Ecco, questo è il punto. Quei professori inizialmente organici al progetto politico di B., da chi furono sostituiti? Dai vari Stracquadanio, Minzolini, Fede e Bondi... «Figure pop - dice Buttafuoco - che incarnano meglio il berlusconismo. Non un sistema filosofico né una visione del mondo. Bensì una festa delle occasioni». Ora che l'occasione è persa, stiamo a vedere cosa succederà e quali saranno i cambi di casacca. Del resto, finito il Berlusconi premier, resta il Berlusconi imprenditore, padrone di tv, giornali e case editrici , che può continuare a retribuire i suoi fidi. C'è chi, come Bruno Guerri, attende un "progetto" di una destra nuova per constatare se poi sarà possibile costruirvi anche un'idea di cultura.

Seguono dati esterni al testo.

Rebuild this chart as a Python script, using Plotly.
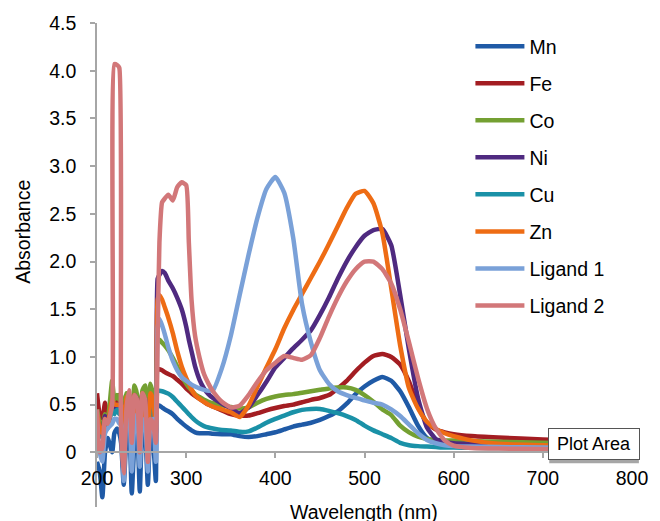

Ma gli intellettuali potevano fare di più. Vedremo se faranno la gara a dichiararsi anti-berlusconiani («proprio oggi, quando tutti scappano, bisognerebbe dirsi berlusconiani per stile ed eleganza», chiosa Buttafuoco). Vi è stato comunque, secondo Guerri, un «arrembaggio alle posizioni e alle connesse rendite»: senza fare nomi, «perché ognuno richiederebbe un trattato antropologico».

E Giuliano Ferrara, Marcello Veneziani o Vittorio Sgarbi? «Uomini molto complessi che non possono esser racchiusi in un contenitore molto semplice. Individui eccezionali nel senso di eccezione rispetto alla norma, e per questo o si rompe la scatola o si guasta il personaggio», continua Guerri. Il Cavaliere non ha trovato il modo di utilizzare le intelligenze che per un periodo ha avuto a disposizione. Qualsiasi tensione, come dice Buttafuoco, «veniva annacquata in un immaginario frou-frou». Forse è la dimostrazione che quella scatola era inadeguata. O forse, come ci dice Antiseri, «il ruolo dell'intellettuale è quello indicato da Kant: "non ha da portare lo strascico del re, ma la lanterna avanti al re". E i berlusconiani hanno portato soltanto lo strascico».